# [What the task requires]
Reproduce nothing but the lines from the start of the material through the line that includes "plt.rcParams['font.family'] = ['Liberation", both ends included, and omit every picture.
>>>
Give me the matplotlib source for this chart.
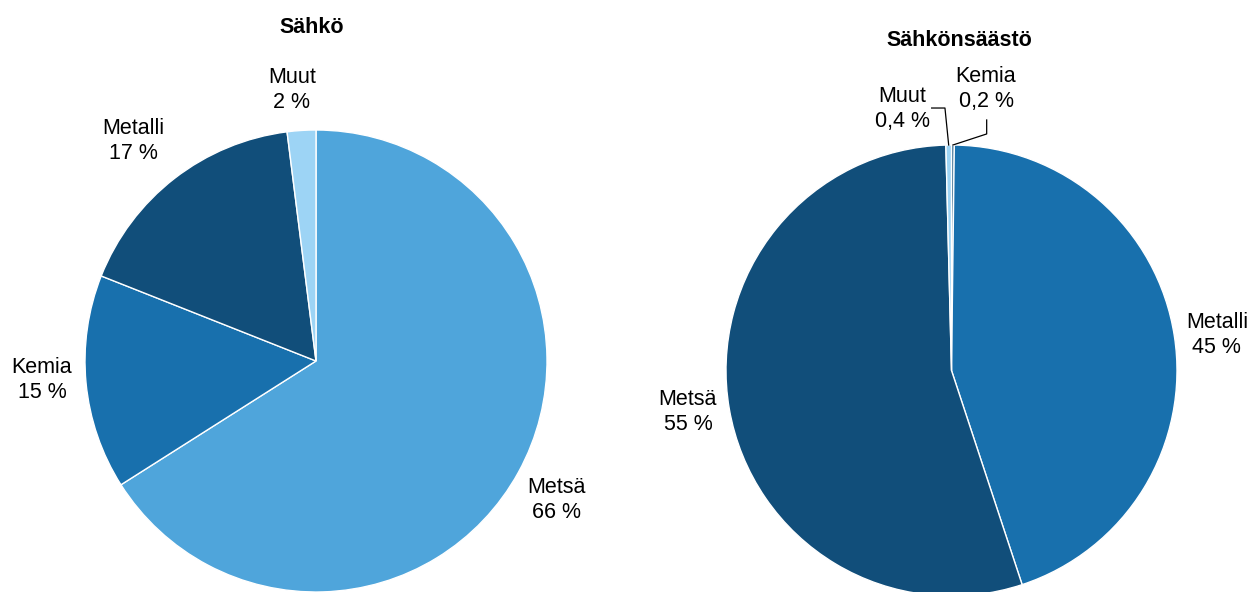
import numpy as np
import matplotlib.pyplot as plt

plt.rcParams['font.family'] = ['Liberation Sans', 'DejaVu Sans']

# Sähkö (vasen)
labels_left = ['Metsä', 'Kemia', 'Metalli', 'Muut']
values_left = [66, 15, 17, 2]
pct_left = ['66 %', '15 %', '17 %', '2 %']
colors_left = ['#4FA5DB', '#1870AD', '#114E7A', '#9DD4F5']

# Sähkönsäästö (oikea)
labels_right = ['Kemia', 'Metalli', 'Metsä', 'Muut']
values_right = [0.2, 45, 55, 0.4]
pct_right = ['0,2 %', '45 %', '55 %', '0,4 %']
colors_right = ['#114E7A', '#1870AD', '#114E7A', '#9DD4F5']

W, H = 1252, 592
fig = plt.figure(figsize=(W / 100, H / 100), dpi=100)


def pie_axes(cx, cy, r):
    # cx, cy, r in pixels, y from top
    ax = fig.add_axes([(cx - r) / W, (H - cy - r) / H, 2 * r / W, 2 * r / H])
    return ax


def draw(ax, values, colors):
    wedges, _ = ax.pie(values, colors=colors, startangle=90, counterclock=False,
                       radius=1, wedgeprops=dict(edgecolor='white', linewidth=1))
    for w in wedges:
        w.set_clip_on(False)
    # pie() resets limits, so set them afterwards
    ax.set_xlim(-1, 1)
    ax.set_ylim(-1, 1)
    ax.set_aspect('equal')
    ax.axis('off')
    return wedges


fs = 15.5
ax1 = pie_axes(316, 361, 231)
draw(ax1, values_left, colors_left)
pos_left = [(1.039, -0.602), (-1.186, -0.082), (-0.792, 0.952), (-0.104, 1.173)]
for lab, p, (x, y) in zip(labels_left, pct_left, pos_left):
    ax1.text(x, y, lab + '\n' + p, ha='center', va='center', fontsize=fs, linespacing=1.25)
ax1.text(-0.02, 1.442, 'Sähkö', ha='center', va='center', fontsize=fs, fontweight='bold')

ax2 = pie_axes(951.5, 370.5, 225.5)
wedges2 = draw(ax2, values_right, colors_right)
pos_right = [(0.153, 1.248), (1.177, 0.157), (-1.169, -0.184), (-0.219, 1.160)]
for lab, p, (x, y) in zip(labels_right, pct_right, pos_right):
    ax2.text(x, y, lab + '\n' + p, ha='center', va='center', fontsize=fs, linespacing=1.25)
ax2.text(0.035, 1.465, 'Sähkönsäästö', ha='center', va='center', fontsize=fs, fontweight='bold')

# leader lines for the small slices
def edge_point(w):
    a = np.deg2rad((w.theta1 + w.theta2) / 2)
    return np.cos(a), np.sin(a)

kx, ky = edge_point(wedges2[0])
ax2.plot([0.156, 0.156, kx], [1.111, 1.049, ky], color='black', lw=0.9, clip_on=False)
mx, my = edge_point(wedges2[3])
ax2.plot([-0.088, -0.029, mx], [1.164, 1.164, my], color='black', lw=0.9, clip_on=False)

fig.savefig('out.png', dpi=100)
<<<
# [Answer for the task]
Give me the matplotlib source for this chart.
import numpy as np
import matplotlib.pyplot as plt

plt.rcParams['font.family'] = ['Liberation Sans', 'DejaVu Sans']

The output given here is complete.